Allow me to introduce Rachel, my guest blogger today. Rachel and I met through following each others blogs. Rachel blogs at DoILookSick. I thoroughly applaud Rachel for what she is going through and all the information she shares on her blog. I am amazed at the wonderful video clips and humor she manages to inject as well. And now I will let Rachel talk to you about chronic illness.
My name is Rachel, and I live with chronic illness. I used to live in spite of chronic illness, but as empowering as that may sound, it was actually quite detrimental to my mind, body and soul.
So what’s the difference between living with and living in spite of?
Let’s start with living in spite of. Living in spite of illness is what most of us are taught to do from a very young age, and for the most part it makes a lot of sense. You go to the doctor when you need to, take medicine or take a day off, then go back to life. I think that most people, when they find out they have a chronic (read: incurable) illness, try to maintain this cycle. It may work for a bit. You’ll likely end up at the doctor’s office more that you’d like, but after that you think you can go back to life.
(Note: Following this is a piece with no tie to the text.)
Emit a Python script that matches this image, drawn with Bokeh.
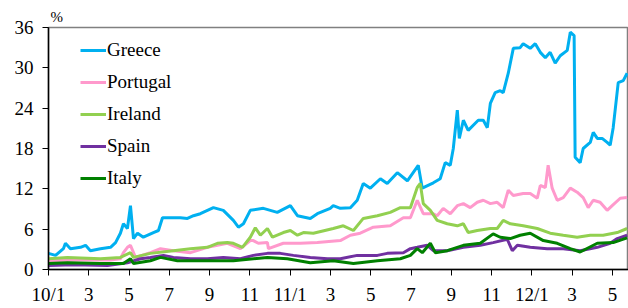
from bokeh.plotting import figure
from bokeh.models import Range1d, Legend, LegendItem, FixedTicker
from bokeh.embed import file_html
from bokeh.resources import INLINE

# months since Jan 2010
greece_x = [0.0, 0.35, 0.74, 0.84, 1.09, 1.59, 1.84, 2.08, 2.58, 3.08, 3.33, 3.57, 3.72, 3.92, 4.07, 4.22,
            4.42, 4.71, 5.21, 5.46, 5.66, 5.91, 6.55, 6.90, 7.20, 7.54, 8.19, 8.68, 9.18, 9.43, 9.68, 10.02,
            10.67, 11.36, 12.01, 12.36, 13.00, 13.35, 13.99, 14.14, 14.49, 14.99, 15.33, 15.63, 15.98, 16.48,
            16.82, 17.32, 17.82, 18.36, 18.56, 19.11, 19.45, 19.70, 19.95, 20.10, 20.30, 20.40, 20.60, 20.84,
            21.34, 21.59, 21.79, 21.94, 22.18, 22.43, 22.58, 22.83, 23.08, 23.42, 23.57, 23.92, 24.17, 24.42,
            24.67, 24.91, 25.16, 25.41, 25.76, 25.91, 26.10, 26.15, 26.40, 26.55, 26.90, 27.05, 27.25, 27.49,
            27.74, 27.89, 28.04, 28.29, 28.54, 28.73]
greece = [2.4, 2.1, 3.1, 3.9, 3.1, 3.3, 3.6, 2.8, 3.1, 3.3, 4.0, 5.4, 6.8, 6.1, 9.5, 4.6,
          5.4, 4.8, 5.5, 5.8, 7.7, 7.7, 7.7, 7.6, 8.0, 8.3, 9.2, 8.8, 7.3, 6.3, 6.8, 8.8,
          9.1, 8.5, 9.5, 8.0, 7.6, 8.3, 9.1, 9.5, 9.1, 9.2, 10.3, 12.8, 12.1, 13.5,
          12.8, 14.4, 13.2, 15.5, 12.1, 12.9, 13.5, 15.9, 15.5, 18.0, 23.7, 19.5, 22.2, 20.7,
          22.2, 22.2, 21.1, 24.7, 26.3, 26.6, 26.3, 29.2, 32.9, 33.0, 33.6, 32.9, 33.6, 32.3,
          31.5, 32.3, 30.7, 31.8, 32.6, 35.3, 34.8, 16.7, 15.9, 18.0, 18.9, 20.4, 19.5, 19.5,
          18.9, 18.5, 21.1, 27.8, 28.1, 29.2]

portugal_x = [0.0, 1.59, 3.08, 3.57, 3.72, 3.92, 4.07, 4.32, 5.06, 5.56, 6.20, 7.05, 7.89, 8.88, 9.53,
              10.02, 10.17, 10.42, 10.87, 10.92, 11.66, 12.51, 13.35, 14.49, 14.99, 15.48, 16.13, 16.97,
              17.62, 17.97, 18.31, 18.61, 19.11, 19.30, 19.60, 19.95, 20.30, 20.60, 20.94, 21.29, 21.59,
              21.94, 22.28, 22.58, 22.83, 23.08, 23.57, 23.92, 24.27, 24.42, 24.67, 24.81, 25.01, 25.26,
              25.56, 25.91, 26.25, 26.55, 26.80, 27.05, 27.39, 27.74, 27.99, 28.39, 28.73]
portugal = [1.3, 1.4, 1.4, 1.6, 2.5, 3.3, 3.6, 1.8, 2.5, 3.1, 2.8, 2.5, 3.3, 3.9, 3.1,
            4.3, 4.3, 3.9, 4.0, 3.1, 3.9, 3.9, 4.0, 4.3, 5.1, 5.4, 6.3, 6.5,
            7.7, 7.7, 10.3, 8.3, 8.3, 8.0, 9.1, 8.3, 9.5, 9.8, 9.2, 10.0, 10.3,
            9.8, 10.0, 9.2, 11.8, 11.0, 11.3, 11.3, 10.6, 12.5, 12.2, 15.5, 12.1, 10.3,
            10.7, 12.1, 11.5, 10.7, 9.2, 10.3, 10.0, 8.8, 9.5, 10.6, 10.7]

ireland_x = [0.0, 0.94, 2.58, 3.57, 4.07, 4.22, 5.06, 6.20, 7.05, 7.89, 8.39, 8.88, 9.18, 9.63, 10.02,
             10.27, 10.52, 10.87, 11.12, 11.66, 12.01, 12.36, 12.66, 13.15, 14.14, 14.64, 15.14, 15.63,
             16.33, 16.97, 17.47, 17.97, 18.31, 18.46, 18.61, 18.96, 19.30, 19.80, 20.30, 20.60, 20.84,
             21.29, 21.94, 22.28, 22.58, 22.93, 23.57, 24.27, 24.91, 25.56, 26.25, 26.90, 27.54, 28.24, 28.73]
ireland = [1.6, 1.8, 1.6, 1.8, 2.5, 1.8, 2.4, 2.8, 3.1, 3.3, 3.9, 4.0, 3.9, 3.3, 4.8,
           6.2, 5.1, 6.1, 4.8, 5.5, 5.8, 5.1, 5.5, 5.4, 6.1, 6.5, 5.8, 7.6,
           8.0, 8.5, 9.2, 9.2, 12.2, 12.8, 9.8, 8.8, 7.3, 6.8, 6.5, 6.8, 5.5,
           5.8, 6.1, 6.1, 7.3, 6.8, 6.5, 6.1, 5.4, 5.1, 4.8, 5.1, 5.1, 5.5, 6.1]

spain_x = [0.0, 1.24, 2.93, 3.92, 4.57, 5.06, 5.71, 6.20, 7.05, 7.89, 8.68, 9.53, 10.17, 10.87, 11.51,
           12.16, 13.00, 13.85, 14.49, 15.33, 16.33, 16.82, 17.62, 17.97, 18.31, 18.81, 19.11, 19.80,
           20.60, 21.44, 22.08, 22.78, 23.03, 23.28, 23.92, 24.76, 25.56, 26.40, 27.25, 27.89, 28.24, 28.73]
spain = [0.6, 0.7, 0.6, 1.0, 1.6, 1.8, 2.1, 1.8, 1.6, 1.6, 1.8, 1.6, 2.1, 2.4, 2.4,
         2.1, 1.8, 1.6, 1.6, 2.1, 2.1, 2.4, 2.5, 3.1, 3.3, 3.6, 2.8, 2.8,
         3.3, 3.6, 4.0, 4.5, 2.8, 3.6, 3.3, 3.1, 3.1, 2.8, 3.3, 3.9, 4.6, 5.1]

italy_x = [0.0, 0.94, 2.58, 3.72, 4.07, 4.22, 5.06, 5.56, 6.40, 7.54, 9.18, 10.87, 11.86, 13.00, 14.14,
           15.14, 16.33, 17.47, 17.97, 18.31, 18.56, 18.96, 19.21, 19.80, 20.60, 21.44, 22.08, 22.43,
           22.93, 23.42, 23.92, 24.57, 25.26, 25.91, 26.40, 27.25, 28.04, 28.73]
italy = [0.9, 1.0, 0.9, 0.9, 1.6, 0.9, 1.3, 1.8, 1.3, 1.3, 1.3, 1.8, 1.6, 1.0, 1.3,
         0.9, 1.3, 1.6, 2.1, 3.1, 2.5, 3.9, 2.5, 2.8, 3.6, 3.9, 5.3, 4.8,
         4.6, 5.1, 5.4, 4.3, 3.9, 3.1, 2.6, 3.9, 4.0, 4.7]

tick_months = [0, 2, 4, 6, 8, 10, 12, 14, 16, 18, 20, 22, 24, 26, 28]
tick_labels = ["10/1", "3", "5", "7", "9", "11", "11/1", "3", "5", "7", "9", "11", "12/1", "3", "5"]
y_ticks = [0, 6, 12, 18, 24, 30, 36]

series = [("Greece", greece_x, greece, "#00B0F0"),
          ("Portugal", portugal_x, portugal, "#FF99CC"),
          ("Ireland", ireland_x, ireland, "#92D050"),
          ("Spain", spain_x, spain, "#7030A0"),
          ("Italy", italy_x, italy, "#008000")]

FONT = "Liberation Serif, Times New Roman, serif"

p = figure(width=628, height=308, output_backend="svg", toolbar_location=None,
           x_range=Range1d(0, 28.8), y_range=Range1d(0, 36),
           min_border_left=48, min_border_right=0, min_border_top=27, min_border_bottom=39,
           title="%")
p.background_fill_color = "white"
p.border_fill_color = "white"
p.outline_line_color = "#808080"
p.outline_line_width = 1.5
p.grid.visible = False

p.title.text_font = FONT
p.title.text_font_size = "15px"
p.title.text_font_style = "normal"
p.title.text_color = "black"
p.title.align = "left"
p.title.offset = 2
p.title.standoff = 6

xa = p.xaxis[0]
xa.ticker = FixedTicker(ticks=tick_months)
xa.major_label_overrides = {t: l for t, l in zip(tick_months, tick_labels)}
xa.minor_tick_line_color = None
xa.major_tick_in = 0
xa.major_tick_out = 6
xa.axis_line_color = "black"
xa.axis_line_width = 1.5
xa.major_tick_line_color = "black"
xa.major_label_text_font = FONT
xa.major_label_text_font_size = "19px"
xa.major_label_text_color = "black"
xa.major_label_standoff = 8

ya = p.yaxis[0]
ya.ticker = FixedTicker(ticks=y_ticks)
ya.minor_tick_line_color = None
ya.major_tick_in = 0
ya.major_tick_out = 6
ya.axis_line_color = "black"
ya.axis_line_width = 1.5
ya.major_tick_line_color = "black"
ya.major_label_text_font = FONT
ya.major_label_text_font_size = "19px"
ya.major_label_text_color = "black"
ya.major_label_standoff = 9

items = []
for name, xs, ys, color in series:
    r = p.line(xs, ys, line_color=color, line_width=3)
    items.append(LegendItem(label=name, renderers=[r]))

legend = Legend(items=items, location=(32, 80), orientation="vertical",
                glyph_width=26, glyph_height=20, label_height=20, spacing=10,
                label_standoff=1, padding=0, margin=0,
                label_text_font=FONT, label_text_font_size="19px", label_text_color="black",
                background_fill_alpha=0, border_line_color=None)
p.add_layout(legend, "center")

open("out.html", "w").write(file_html(p, INLINE))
Inevitably, though, you’ll eventually have to face facts – you’re sick. Your body is different than most people. There’s a new part of you that you aren’t fond of or proud of, and you’ve tried to hide it even from yourself. This is just how we’re taught to view illness. When illness is fleeting, like a flu or a stomach bug, you stay home and hide it. When it’s here to stay, it becomes a sort of skeleton in your closet. But there will come a point where you need to sit down with all your demons and work things out. Strike a deal. Say “look, I can’t keep denying you’re a part of me. We need to figure out how we’re going to get through life. I don’t like you and you don’t like me, but we’re stuck together and we need to make it work.”
The first step is to stop hiding from yourself. Let yourself be allowed to acknowledge symptoms for what they are. Don’t tell yourself you just slept poorly last night – be honest. Think “That feels like my chronic pain flaring up.” You’ll feel more in control when you are able to know yourself and your cycles of pain. You’ll be more adept at collecting data and noticing when your illness is worsening or getting better, even in the smallest ways. This is true empowerment – not “living in spite,” but “living with.” Not running away, but running with. Not hiding, but wearing your heart boldly on your sleeve.
Being honest with one’s self can make all the difference in a life with chronic illness. You will undoubtedly test the waters with other people, too. Doctors, family, friends…. along the way you’ll try to share your experience with honesty. Sometimes you’ll regret it. Sometimes people will make you feel ashamed. Other times people will embrace you, care for you, and perhaps even share their own invisible struggles. Neither way really matters. It may give you grief or a new friend, but in the long run your relationship with yourself is the most important thing. It’s very important to have a support base and even, if you feel so inclined, to reach out and share your story to raise awareness. But when it comes down to it, you’ll need yourself to be there for you more than anyone else. When you’re on the operating table under anesthesia, when you go to sleep at night, when you are truly alone, you’ll want to be a friend to yourself.
When you’re living in spite of, your mind chastises your body. Your mind will talk down to your hurting body. You won’t be there for yourself. You’ll say “I live in spite of all the crap you put me through.”, cross your arms, and turn away, when what you really need is to be gentle with yourself, own what you have, and work through it.
When my husband and I were in pre-marital counseling, we were taught to get married in the mindset that “divorce is not an option.” To look at each other, imperfections and all, and say no matter what, for better or worse, I’m yours. To work through the hard stuff and never abandon each other. To never lose hope. How much more should we treat our very selves this way? Divorce is not an option. You are stuck with yourself for better or for worse. Love is always a choice, and you must choose to love yourself – imperfections and all.